I met Miss Swan in church soon after her return to England. She had been away so long she was like a relic of a bygone age. Her flattened vowels were pure Celia Johnson, and she would occasionally enliven her conversation with passionate outbursts of guttural, colloquial Arabic. Like a swan, she was graceful to an exaggerated degree. She wrote religious poetry that she wasn't ashamed of. She was the only person I knew who could look at a night sky and identify the so-called constellations. When she died, she said, she hoped to become one of the Pleiades.
I was very attracted to her, and she fancied me like the clappers. Having dwelt among nomads for 40 years however, the price of Miss Swan's devotion was nothing less than a tacit willingness on my part to kill in defence of her honour, although she never held me to it.
Although she went to church she was contemptuous of the lily-livered hypocrisy she found there, especially among men. Her gravest disappointment on returning to post-war Britain was what she saw as the emasculation of the menfolk. Occasionally she would summon the pastor to her small dark house and give him a dressing-down on the subject. When the vicar refused to attend, the assistant pastor, who later suffered a terrible nervous breakdown, was summoned instead.
Miss Swan had a remarkable attitude towards money. She could have applied for a state pension but preferred to rely on God for the folding stuff. She wasn't precious about it, neither did she adopt the morally superior attitude to money that one often encounters amongst the pious. To Miss Swan, money was simply a ludicrous commodity that she always found herself with too much of. "Won't you take some of mine? I don't need it," she'd say, if the subject came up.
But as she got older, her arteries hardened and she became a bore. One of her particular hobby horses was that the events currently unfolding in the Middle East were the fulfilment of Biblical prophesy concerning the end of the world. She'd go on for hours about it if you'd let her. Not long before Miss Swan suffered her first major stroke, one of her elderly visitors actually died in the chair during one of these eschatological monologues. "If only she'd said she was feeling unwell, I'd have telephoned a doctor," said Miss Swan afterwards - though not without a hint of macabre relish. I stuck a few of these monologues, but they were so excruciating I called it a day and stopped going to see her. And then she had another stroke and went into a nursing home.

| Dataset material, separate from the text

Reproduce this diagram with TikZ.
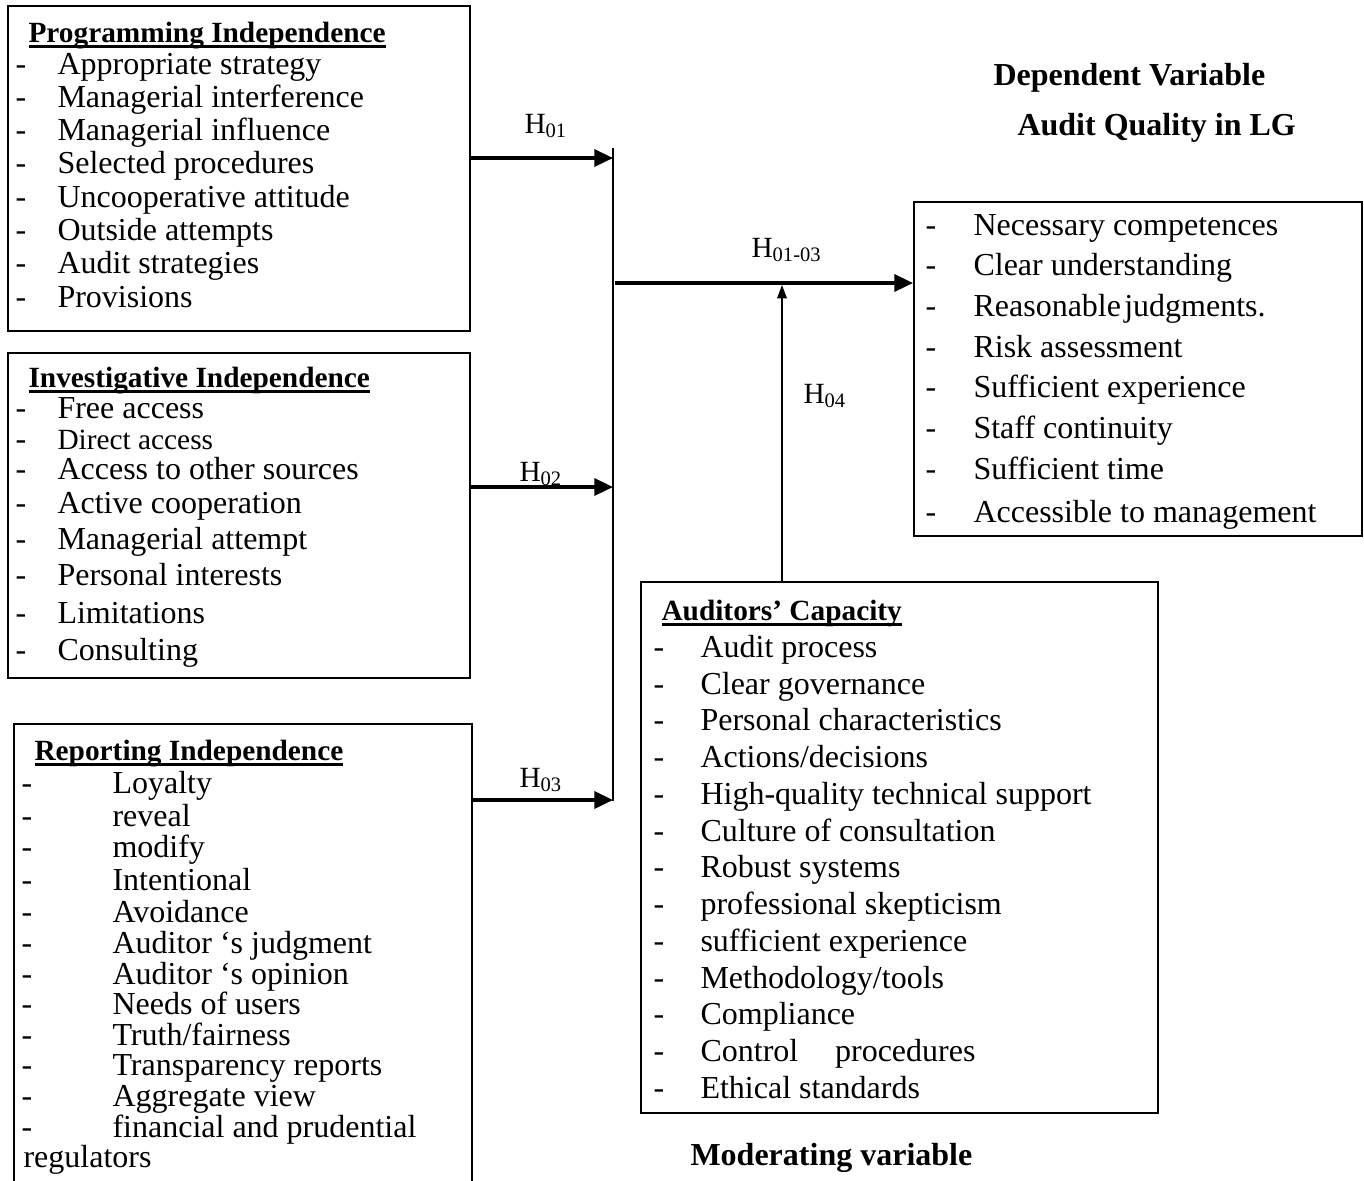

Last week I heard that she was poorly. Hoping she'd be too frail to talk much, I decided to risk a visit. I hadn't seen her for about a year. "She died two minutes ago," said the nurse when I arrived. I went up to her room and sat with her anyway. There were birthday cards on the window sill. Her head was nestled into the pillow like a peacefully sleeping child. And when I kissed her forehead it was still warm.
In his funeral oration, the pastor emphasised how Miss Swan had lived as the Berbers had lived, in spite of disapproval from the missionary societies. "And let it not be forgotten that Miss Swan slept not only with Berber women, but with lots of Berber men also," he thundered to an astonished congregation.